Bacillus Strains Bp D10 or Bs E12 Degrade Volatile Fatty Acids

Bacillus strains Bp D10 and Bs E12 were tested for their ability to digest the volatile fatty acids (VFA) lactic acid, valeric acid, and acetic acid. Sterile media was prepared with the VFA being the primary source of carbon and control media was prepared without the VFA. Medias were inoculated with Bp D10 or Bs E12 and incubated at 25° C. for 48 hours. Bacterial growth was quantified by measuring optical density.

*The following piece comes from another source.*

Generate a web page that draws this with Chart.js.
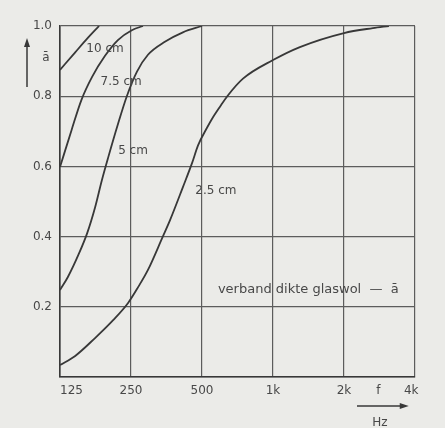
<!DOCTYPE html>
<html>
<head>
<meta charset="utf-8">
<script src="https://cdn.jsdelivr.net/npm/chart.js@4.4.1/dist/chart.umd.min.js"></script>
<style>
	body { margin: 0; background: #ebebe8; }
	#wrap { width: 445px; height: 428px; position: relative; }
</style>
</head>
<body>
<div id="wrap"><canvas id="absorptionChart"></canvas></div>
<script>
// frequency (Hz) and mean absorption coefficient per glass wool thickness
const freq10 = [125, 145, 164, 183];
const alpha10 = [0.875, 0.925, 0.966, 1.0];
const freq75 = [125, 140, 154, 171, 194, 220, 252, 281];
const alpha75 = [0.598, 0.704, 0.789, 0.855, 0.915, 0.96, 0.988, 1.0];
const freq5 = [125, 135, 150, 163, 176, 188, 200, 220, 240, 265, 295, 348, 415, 500];
const alpha5 = [0.248, 0.285, 0.35, 0.41, 0.483, 0.56, 0.625, 0.72, 0.8, 0.87, 0.918, 0.955, 0.982, 1.0];
const freq25 = [125, 145, 176, 210, 243, 268, 295, 341, 366, 415, 454, 481, 525, 551, 596, 640, 746, 1000, 1300, 2000, 2650, 3100];
const alpha25 = [0.034, 0.06, 0.111, 0.162, 0.211, 0.256, 0.305, 0.4, 0.447, 0.541, 0.61, 0.66, 0.71, 0.735, 0.77, 0.8, 0.85, 0.903, 0.94, 0.98, 0.994, 1.0];

const xTickValues = [125, 250, 500, 1000, 2000, 2800, 4000];
const xTickLabels = ["\u2007\u2007\u2007125", "250", "500", "1k", "2k", "f", "4k\u2007"];
const yTickValues = [0, 0.2, 0.4, 0.6, 0.8, 1.0];

const curveLabels = [
	{ text: "10 cm", f: 194, a: 0.934 },
	{ text: "7.5 cm", f: 227, a: 0.84 },
	{ text: "5 cm", f: 255, a: 0.644 },
	{ text: "2.5 cm", f: 573, a: 0.53 },
];

const inkColor = "#383838";
const gridColor = "#5c5c5c";
const textColor = "#484848";
const fontFamily = "'DejaVu Sans', sans-serif";

const toPoints = (xs, ys) => xs.map((x, i) => ({ x: x, y: ys[i] }));

function curve(label, xs, ys) {
	return {
		label: label,
		data: toPoints(xs, ys),
		borderColor: inkColor,
		borderWidth: 1.8,
		pointRadius: 0,
		cubicInterpolationMode: "monotone",
		fill: false,
	};
}

// curve names, legend line and the axis arrows
const annotations = {
	id: "annotations",
	afterDraw(chart) {
		const ctx = chart.ctx;
		const xs = chart.scales.x;
		const ys = chart.scales.y;
		const area = chart.chartArea;
		ctx.save();
		ctx.fillStyle = textColor;
		ctx.font = "12px " + fontFamily;
		ctx.textBaseline = "middle";
		ctx.textAlign = "center";
		curveLabels.forEach((l) => {
			ctx.fillText(l.text, xs.getPixelForValue(l.f), ys.getPixelForValue(l.a));
		});
		ctx.textAlign = "left";
		ctx.font = "13px " + fontFamily;
		ctx.fillText("verband dikte glaswol  \u2014  \u0101", xs.getPixelForValue(584), ys.getPixelForValue(0.248));
		ctx.font = "12px " + fontFamily;

		// a-bar with upward arrow
		ctx.strokeStyle = inkColor;
		ctx.fillStyle = inkColor;
		ctx.lineWidth = 1.5;
		const ax = area.left - 33;
		const aTop = ys.getPixelForValue(0.96);
		ctx.beginPath();
		ctx.moveTo(ax, ys.getPixelForValue(0.826));
		ctx.lineTo(ax, aTop + 4);
		ctx.stroke();
		ctx.beginPath();
		ctx.moveTo(ax, aTop - 2);
		ctx.lineTo(ax - 3, aTop + 7);
		ctx.lineTo(ax + 3, aTop + 7);
		ctx.closePath();
		ctx.fill();
		ctx.fillStyle = textColor;
		ctx.textAlign = "center";
		ctx.fillText("\u0101", area.left - 14, ys.getPixelForValue(0.91));

		// Hz with right arrow
		const hy = area.bottom + 29;
		const hEnd = xs.getPixelForValue(3690);
		ctx.fillStyle = inkColor;
		ctx.beginPath();
		ctx.moveTo(xs.getPixelForValue(2270), hy);
		ctx.lineTo(hEnd - 4, hy);
		ctx.stroke();
		ctx.beginPath();
		ctx.moveTo(hEnd + 2, hy);
		ctx.lineTo(hEnd - 7, hy - 3);
		ctx.lineTo(hEnd - 7, hy + 3);
		ctx.closePath();
		ctx.fill();
		ctx.fillStyle = textColor;
		ctx.fillText("Hz", xs.getPixelForValue(2840), area.bottom + 46);
		ctx.restore();
	},
};

const config = {
	type: "line",
	data: {
		datasets: [
			curve("10 cm", freq10, alpha10),
			curve("7.5 cm", freq75, alpha75),
			curve("5 cm", freq5, alpha5),
			curve("2.5 cm", freq25, alpha25),
		],
	},
	options: {
		responsive: true,
		maintainAspectRatio: false,
		animation: false,
		layout: { padding: { top: 26, right: 30, left: 0, bottom: 0 } },
		plugins: { legend: { display: false }, tooltip: { enabled: false } },
		scales: {
			x: {
				type: "logarithmic",
				min: 125,
				max: 4000,
				afterBuildTicks: (scale) => {
					scale.ticks = xTickValues.map((v) => ({ value: v }));
				},
				afterFit: (scale) => {
					scale.height = 51;
				},
				ticks: {
					autoSkip: false,
					maxRotation: 0,
					padding: 7,
					color: textColor,
					font: { family: fontFamily, size: 12 },
					callback: (value) => {
						const i = xTickValues.indexOf(value);
						return i >= 0 ? xTickLabels[i] : "";
					},
				},
				grid: {
					drawTicks: false,
					lineWidth: 1.2,
					color: (c) => (c.tick && c.tick.value === 2800 ? "rgba(0,0,0,0)" : gridColor),
				},
				border: { color: inkColor, width: 1.6 },
			},
			y: {
				min: 0,
				max: 1,
				afterBuildTicks: (scale) => {
					scale.ticks = yTickValues.map((v) => ({ value: v }));
				},
				afterFit: (scale) => {
					scale.width = 60;
				},
				ticks: {
					padding: 8,
					color: textColor,
					font: { family: fontFamily, size: 12 },
					callback: (value) => (value === 0 ? "" : value.toFixed(1)),
				},
				grid: { drawTicks: false, lineWidth: 1.2, color: gridColor },
				border: { color: inkColor, width: 1.6 },
			},
		},
	},
	plugins: [annotations],
};

const myChart = new Chart(document.getElementById("absorptionChart"), config);
</script>
</body>
</html>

An increase in growth compared to the control indicates that the strain is able to utilize the VFA to support additional biomass growth. As shown in FIGS. 2A and 2B, Bacillus strains Bp D10 and Bs E12 were able to utilize the volatile fatty acids (VFA) lactic acid, valeric acid, and acetic acid as a source of carbon, and thus were able to metabolize and remove such compounds from the media.

Example 3

Bacillus Strains Bp D10 or Bs E12 Degrade Sulfur Containing Compounds

Bacillus strains Bp D10 and Bs E12 were tested for their ability to digest the sulfur containing compounds, dimethyl sulfide, benzyl mercaptan, and ethyl mercaptan. Sterile media was prepared with the VFA being the primary source of carbon and control media was prepared without the VFA. Medias were inoculated with Bp D10 or Bs E12 and incubated at 25° C. for 48 hours. Bacterial growth was quantified by measuring optical density. An increase in growth compared to the control indicates that the strain is able to utilize the VFA to support additional biomass growth. As shown in FIGS. 3A and 3B, Bacillus strains Bp D10 and Bs E12 were able to utilize the sulfur containing compounds, dimethyl sulfide, benzyl mercaptan, and ethyl mercaptan as a source of carbon, and thus were able to metabolize and remove such compounds from the media.

Example 4

Strain Identification and Uniqueness

The Randomly Amplified Polymorphic DNA PCR method (hereafter referred to as RAPD-PCR) was used to identify genetic variability of each strain. Preparation of the DNA to be used in the RAPD-PCR reaction was done by using the QIAGEN® Tissue and Blood single column kit (QIAGEN®, Venlo, The Netherlands). FIGS. 4A-4F illustrate RAPD-PCR results for strains Bacillus strains Bp D10 and Bs E12. The results show that the two strains are unique from each other.

Example 5

Bacillus Strains Bp D10 or Bs E12 Degrade Propionic Acid, Butyric Acid, Acetic Acid, and Ammonia

Reduction of propionic acid, butyric acid, acetic acid, and ammonia were evaluated after treatment with a blend of Bs E12 (NRRL #B-68444) and Bp D10 (NRRL #B-68443). Minimal media with ammonia, acetic acid, propionic acid, or butyric acid were left untreated (control) or treated with 1×10⁶ CFU/ml of the Bacillus blend for five days at 25° C. and 130 rpm. After treatment, butyric acid and propionic acid were quantified via GC-MS and ammonia and acetic acid were quantified using Hach kits Ammonia TNT 834 and Volatile Acids TNT 872, respectively. There was a significant reduction in all four odor compounds as a result of treatment with the Bacillus blend (p<0.05, Student's t-test) as shown in FIGS. 5-8.